Exercise aim - Produce an exact copy of all the data below, dropping every image.

Dataset extract -
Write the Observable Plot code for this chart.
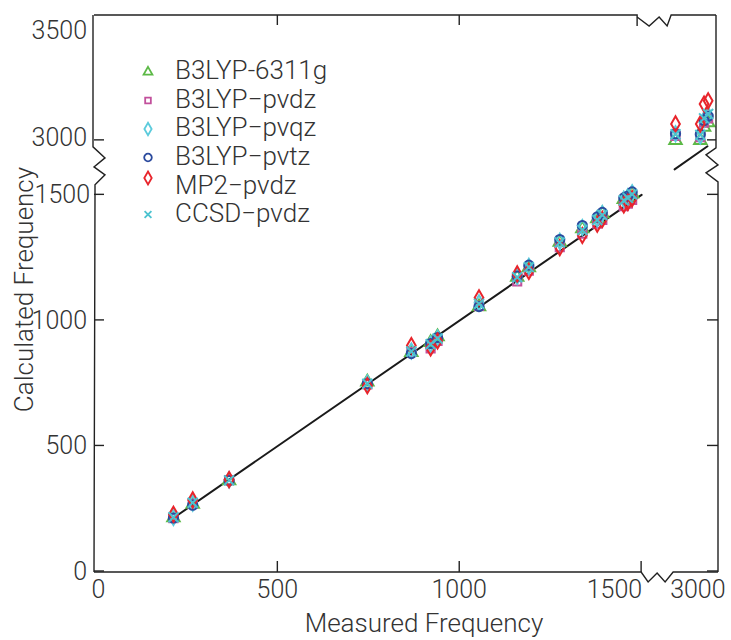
<!DOCTYPE html>
<html><head><meta charset="utf-8">
<script src="https://cdn.jsdelivr.net/npm/d3@7"></script>
<script src="https://cdn.jsdelivr.net/npm/@observablehq/plot@0.6"></script>
<style>body{margin:0;background:#fff} #chart{width:731px;height:640px}</style>
</head><body><div id="chart"></div>
<script>
// ---- data (cm^-1) ----
const measured   = [213,266,366,746,867,920,939,1053,1158,1190,1275,1337,1378,1392,1451,1462,1474, 2871,2950,2962,2975];
const b3lyp6311g = [214,268,362,755,872,912,935,1055,1172,1210,1312,1365,1405,1425,1482,1490,1505, 3000,3000,3060,3080];
const b3lypPvdz  = [212,270,364,745,874,888,918,1058,1155,1198,1292,1345,1385,1400,1455,1465,1480, 3020,3015,3080,3100];
const b3lypPvqz  = [215,272,365,750,878,905,930,1070,1175,1215,1315,1370,1405,1425,1482,1492,1508, 3030,3020,3095,3115];
const b3lypPvtz  = [213,264,362,748,868,908,932,1055,1176,1220,1322,1378,1412,1430,1488,1495,1512, 3030,3028,3090,3110];
const mp2Pvdz    = [228,285,366,740,900,890,918,1090,1185,1195,1290,1338,1383,1402,1460,1470,1485, 3075,3075,3165,3180];
const ccsdPvdz   = [216,274,363,748,876,905,928,1066,1172,1212,1310,1360,1400,1420,1478,1488,1502, 3028,3025,3100,3120];
const fitLow  = [200, 1500];
const fitHigh = [2868, 2973];

const seriesNames = ["B3LYP-6311g","B3LYP\u2212pvdz","B3LYP\u2212pvqz","B3LYP\u2212pvtz","MP2\u2212pvdz","CCSD\u2212pvdz"];
const seriesValues = [b3lyp6311g, b3lypPvdz, b3lypPvqz, b3lypPvtz, mp2Pvdz, ccsdPvdz];
const seriesSymbols = ["triangle","square","diamond","circle","diamond","times"];
const seriesColors = ["#5cb946","#c2509c","#5ccbdc","#2b4a9e","#e8242b","#4cc3d0"];

const xTicks = [0, 500, 1000, 1500, 3000];
const yTicks = [0, 500, 1000, 1500, 3000, 3500];

// ---- broken-axis transforms ----
const xLowMax = 1500, xHighMin = 2865, xHighMax = 3008, xGap = 88, xHighK = 0.8626;
const yLowMax = 1500, yHighMin = 3000, yHighMax = 3568, yGap = 217, yHighK = 0.8755;
const fx = v => v < 2000 ? v : xLowMax + xGap + (v - xHighMin) * xHighK;
const fy = v => v < 2000 ? v : yLowMax + yGap + (v - yHighMin) * yHighK;

const font = "Roboto, 'Liberation Sans', Arial, sans-serif";
const ink = "#333";

const rows = measured.map((m, i) => ({m, i}));

function decorations(index, scales, values, dims) {
  const X = v => scales.x(fx(v)), Y = v => scales.y(fy(v));
  const L = scales.x(-4), R = scales.x(fx(xHighMax)), B = scales.y(-4), T = scales.y(fy(yHighMax));
  const xb1 = X(xLowMax), xb2 = X(xHighMin), yb1 = Y(yLowMax), yb2 = Y(yHighMin);
  const g = d3.create("svg:g");
  const lines = g.append("g").attr("fill", "none").attr("stroke", "#222").attr("stroke-width", 1.4).attr("stroke-linejoin", "miter");
  const path = pts => lines.append("path").attr("d", d3.line()(pts));
  // frame with breaks
  path([[L,B],[xb1,B],[xb1+7,B+10],[xb1+16,B+1],[xb1+24,B+10],[xb2,B],[R,B]]);
  path([[L,T],[xb1-4,T],[xb1-4,T+11]]);
  path([[xb1-4,T+2],[xb1+8,T+11],[xb1+18,T+2],[xb1+26,T+11],[xb2-2,T],[R-2,T]]);
  path([[L-1,T],[L-1,yb2+7],[L+11,yb2+18],[L,yb2+27],[L+11,yb2+35],[L+1,yb2+45],[L+1,yb1],[L,B]]);
  path([[R-2,T],[R-2,yb2+8],[R-12,yb2+15],[R,yb2+25],[R-12,yb2+33],[R,yb2+42],[R,B]]);
  // inward ticks
  for (const v of yTicks.filter(v => v !== 3500)) {
    path([[L, Y(v)], [L + 10, Y(v)]]);
    path([[R - (v > 2000 ? 2 : 0), Y(v)], [R - 11, Y(v)]]);
  }
  for (const v of xTicks.filter(v => v > 0 && v <= 1500)) {
    path([[X(v), B], [X(v), B - 11]]);
    if (v < 1500) path([[X(v), T], [X(v), T + 10]]);
  }
  // tick labels
  const txt = g.append("g").attr("fill", ink).attr("font-family", font).attr("font-weight", 300).attr("font-size", 25);
  for (const v of yTicks) {
    txt.append("text").attr("x", L - 7 + (v === 1500 ? 3 : 0)).attr("y", Y(v) + (v === 3000 ? -3 : 0)).attr("dy", "0.35em")
      .attr("text-anchor", "end").text(v);
  }
  for (const v of xTicks) {
    const anchor = v === 1500 ? "end" : v === 3000 ? "start" : "middle";
    const xx = v === 1500 ? xb1 + 1 : v === 3000 ? xb2 - 3 : X(v) + (v === 0 ? 3 : 0);
    txt.append("text").attr("x", xx).attr("y", B + 17).attr("dy", "0.35em").attr("text-anchor", anchor).text(v);
  }
  // axis titles
  txt.append("text").attr("x", (L + R) / 2 + 18).attr("y", B + 51).attr("dy", "0.35em").attr("text-anchor", "middle")
    .attr("font-size", 26).text("Measured Frequency");
  txt.append("text").attr("transform", `translate(24,${(T + B) / 2 - 4}) rotate(-90)`).attr("dy", "0.35em").attr("text-anchor", "middle")
    .attr("font-size", 26).text("Calculated Frequency");
  // legend
  const lg = g.append("g");
  const legendR = [4.2, 3.6, 3.8, 3.8, 3.9, 3.2];
  seriesNames.forEach((name, i) => {
    const y = T + 55 + i * 28.5;
    const symType = {triangle: d3.symbolTriangle2, square: d3.symbolSquare2, diamond: d3.symbolDiamond, circle: d3.symbolCircle, times: d3.symbolTimes}[seriesSymbols[i]];
    lg.append("path").attr("transform", `translate(${L + 54},${y + (i === 4 ? -6 : 2)})`)
      .attr("d", d3.symbol(symType, Math.PI * legendR[i] * legendR[i])())
      .attr("fill", "none").attr("stroke", seriesColors[i]).attr("stroke-width", 1.8);
    lg.append("text").attr("x", L + 81).attr("y", y + (i === 4 ? 1 : 0)).attr("dy", "0.35em")
      .attr("text-anchor", "start")
      .attr("fill", ink).attr("font-family", font).attr("font-weight", 300).attr("font-size", 26).text(name);
  });
  return g.node();
}

const chart = Plot.plot({
  width: 731, height: 640,
  marginLeft: 94, marginRight: 13, marginTop: 15, marginBottom: 68,
  x: {domain: [-4, fx(xHighMax)], axis: null},
  y: {domain: [-4, fy(yHighMax)], axis: null},
  style: {background: "#fff", fontFamily: font},
  marks: [
    Plot.line(fitLow, {x: d => fx(d), y: d => fy(d), stroke: "#1a1a1a", strokeWidth: 2}),
    Plot.line(fitHigh, {x: d => fx(d), y: d => fy(d), stroke: "#1a1a1a", strokeWidth: 2}),
    ...seriesValues.map((vals, s) => Plot.dot(rows, {
      x: d => fx(d.m), y: d => fy(vals[d.i]),
      symbol: seriesSymbols[s], r: 4.6, fill: "none",
      stroke: seriesColors[s], strokeWidth: 2
    })),
    decorations
  ]
});
document.getElementById("chart").appendChild(chart);
</script>
</body></html>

Output of the task -
Write the Observable Plot code for this chart.
<!DOCTYPE html>
<html><head><meta charset="utf-8">
<script src="https://cdn.jsdelivr.net/npm/d3@7"></script>
<script src="https://cdn.jsdelivr.net/npm/@observablehq/plot@0.6"></script>
<style>body{margin:0;background:#fff} #chart{width:731px;height:640px}</style>
</head><body><div id="chart"></div>
<script>
// ---- data (cm^-1) ----
const measured   = [213,266,366,746,867,920,939,1053,1158,1190,1275,1337,1378,1392,1451,1462,1474, 2871,2950,2962,2975];
const b3lyp6311g = [214,268,362,755,872,912,935,1055,1172,1210,1312,1365,1405,1425,1482,1490,1505, 3000,3000,3060,3080];
const b3lypPvdz  = [212,270,364,745,874,888,918,1058,1155,1198,1292,1345,1385,1400,1455,1465,1480, 3020,3015,3080,3100];
const b3lypPvqz  = [215,272,365,750,878,905,930,1070,1175,1215,1315,1370,1405,1425,1482,1492,1508, 3030,3020,3095,3115];
const b3lypPvtz  = [213,264,362,748,868,908,932,1055,1176,1220,1322,1378,1412,1430,1488,1495,1512, 3030,3028,3090,3110];
const mp2Pvdz    = [228,285,366,740,900,890,918,1090,1185,1195,1290,1338,1383,1402,1460,1470,1485, 3075,3075,3165,3180];
const ccsdPvdz   = [216,274,363,748,876,905,928,1066,1172,1212,1310,1360,1400,1420,1478,1488,1502, 3028,3025,3100,3120];
const fitLow  = [200, 1500];
const fitHigh = [2868, 2973];

const seriesNames = ["B3LYP-6311g","B3LYP\u2212pvdz","B3LYP\u2212pvqz","B3LYP\u2212pvtz","MP2\u2212pvdz","CCSD\u2212pvdz"];
const seriesValues = [b3lyp6311g, b3lypPvdz, b3lypPvqz, b3lypPvtz, mp2Pvdz, ccsdPvdz];
const seriesSymbols = ["triangle","square","diamond","circle","diamond","times"];
const seriesColors = ["#5cb946","#c2509c","#5ccbdc","#2b4a9e","#e8242b","#4cc3d0"];

const xTicks = [0, 500, 1000, 1500, 3000];
const yTicks = [0, 500, 1000, 1500, 3000, 3500];

// ---- broken-axis transforms ----
const xLowMax = 1500, xHighMin = 2865, xHighMax = 3008, xGap = 88, xHighK = 0.8626;
const yLowMax = 1500, yHighMin = 3000, yHighMax = 3568, yGap = 217, yHighK = 0.8755;
const fx = v => v < 2000 ? v : xLowMax + xGap + (v - xHighMin) * xHighK;
const fy = v => v < 2000 ? v : yLowMax + yGap + (v - yHighMin) * yHighK;

const font = "Roboto, 'Liberation Sans', Arial, sans-serif";
const ink = "#333";

const rows = measured.map((m, i) => ({m, i}));

function decorations(index, scales, values, dims) {
  const X = v => scales.x(fx(v)), Y = v => scales.y(fy(v));
  const L = scales.x(-4), R = scales.x(fx(xHighMax)), B = scales.y(-4), T = scales.y(fy(yHighMax));
  const xb1 = X(xLowMax), xb2 = X(xHighMin), yb1 = Y(yLowMax), yb2 = Y(yHighMin);
  const g = d3.create("svg:g");
  const lines = g.append("g").attr("fill", "none").attr("stroke", "#222").attr("stroke-width", 1.4).attr("stroke-linejoin", "miter");
  const path = pts => lines.append("path").attr("d", d3.line()(pts));
  // frame with breaks
  path([[L,B],[xb1,B],[xb1+7,B+10],[xb1+16,B+1],[xb1+24,B+10],[xb2,B],[R,B]]);
  path([[L,T],[xb1-4,T],[xb1-4,T+11]]);
  path([[xb1-4,T+2],[xb1+8,T+11],[xb1+18,T+2],[xb1+26,T+11],[xb2-2,T],[R-2,T]]);
  path([[L-1,T],[L-1,yb2+7],[L+11,yb2+18],[L,yb2+27],[L+11,yb2+35],[L+1,yb2+45],[L+1,yb1],[L,B]]);
  path([[R-2,T],[R-2,yb2+8],[R-12,yb2+15],[R,yb2+25],[R-12,yb2+33],[R,yb2+42],[R,B]]);
  // inward ticks
  for (const v of yTicks.filter(v => v !== 3500)) {
    path([[L, Y(v)], [L + 10, Y(v)]]);
    path([[R - (v > 2000 ? 2 : 0), Y(v)], [R - 11, Y(v)]]);
  }
  for (const v of xTicks.filter(v => v > 0 && v <= 1500)) {
    path([[X(v), B], [X(v), B - 11]]);
    if (v < 1500) path([[X(v), T], [X(v), T + 10]]);
  }
  // tick labels
  const txt = g.append("g").attr("fill", ink).attr("font-family", font).attr("font-weight", 300).attr("font-size", 25);
  for (const v of yTicks) {
    txt.append("text").attr("x", L - 7 + (v === 1500 ? 3 : 0)).attr("y", Y(v) + (v === 3000 ? -3 : 0)).attr("dy", "0.35em")
      .attr("text-anchor", "end").text(v);
  }
  for (const v of xTicks) {
    const anchor = v === 1500 ? "end" : v === 3000 ? "start" : "middle";
    const xx = v === 1500 ? xb1 + 1 : v === 3000 ? xb2 - 3 : X(v) + (v === 0 ? 3 : 0);
    txt.append("text").attr("x", xx).attr("y", B + 17).attr("dy", "0.35em").attr("text-anchor", anchor).text(v);
  }
  // axis titles
  txt.append("text").attr("x", (L + R) / 2 + 18).attr("y", B + 51).attr("dy", "0.35em").attr("text-anchor", "middle")
    .attr("font-size", 26).text("Measured Frequency");
  txt.append("text").attr("transform", `translate(24,${(T + B) / 2 - 4}) rotate(-90)`).attr("dy", "0.35em").attr("text-anchor", "middle")
    .attr("font-size", 26).text("Calculated Frequency");
  // legend
  const lg = g.append("g");
  const legendR = [4.2, 3.6, 3.8, 3.8, 3.9, 3.2];
  seriesNames.forEach((name, i) => {
    const y = T + 55 + i * 28.5;
    const symType = {triangle: d3.symbolTriangle2, square: d3.symbolSquare2, diamond: d3.symbolDiamond, circle: d3.symbolCircle, times: d3.symbolTimes}[seriesSymbols[i]];
    lg.append("path").attr("transform", `translate(${L + 54},${y + (i === 4 ? -6 : 2)})`)
      .attr("d", d3.symbol(symType, Math.PI * legendR[i] * legendR[i])())
      .attr("fill", "none").attr("stroke", seriesColors[i]).attr("stroke-width", 1.8);
    lg.append("text").attr("x", L + 81).attr("y", y + (i === 4 ? 1 : 0)).attr("dy", "0.35em")
      .attr("text-anchor", "start")
      .attr("fill", ink).attr("font-family", font).attr("font-weight", 300).attr("font-size", 26).text(name);
  });
  return g.node();
}

const chart = Plot.plot({
  width: 731, height: 640,
  marginLeft: 94, marginRight: 13, marginTop: 15, marginBottom: 68,
  x: {domain: [-4, fx(xHighMax)], axis: null},
  y: {domain: [-4, fy(yHighMax)], axis: null},
  style: {background: "#fff", fontFamily: font},
  marks: [
    Plot.line(fitLow, {x: d => fx(d), y: d => fy(d), stroke: "#1a1a1a", strokeWidth: 2}),
    Plot.line(fitHigh, {x: d => fx(d), y: d => fy(d), stroke: "#1a1a1a", strokeWidth: 2}),
    ...seriesValues.map((vals, s) => Plot.dot(rows, {
      x: d => fx(d.m), y: d => fy(vals[d.i]),
      symbol: seriesSymbols[s], r: 4.6, fill: "none",
      stroke: seriesColors[s], strokeWidth: 2
    })),
    decorations
  ]
});
document.getElementById("chart").appendChild(chart);
</script>
</body></html>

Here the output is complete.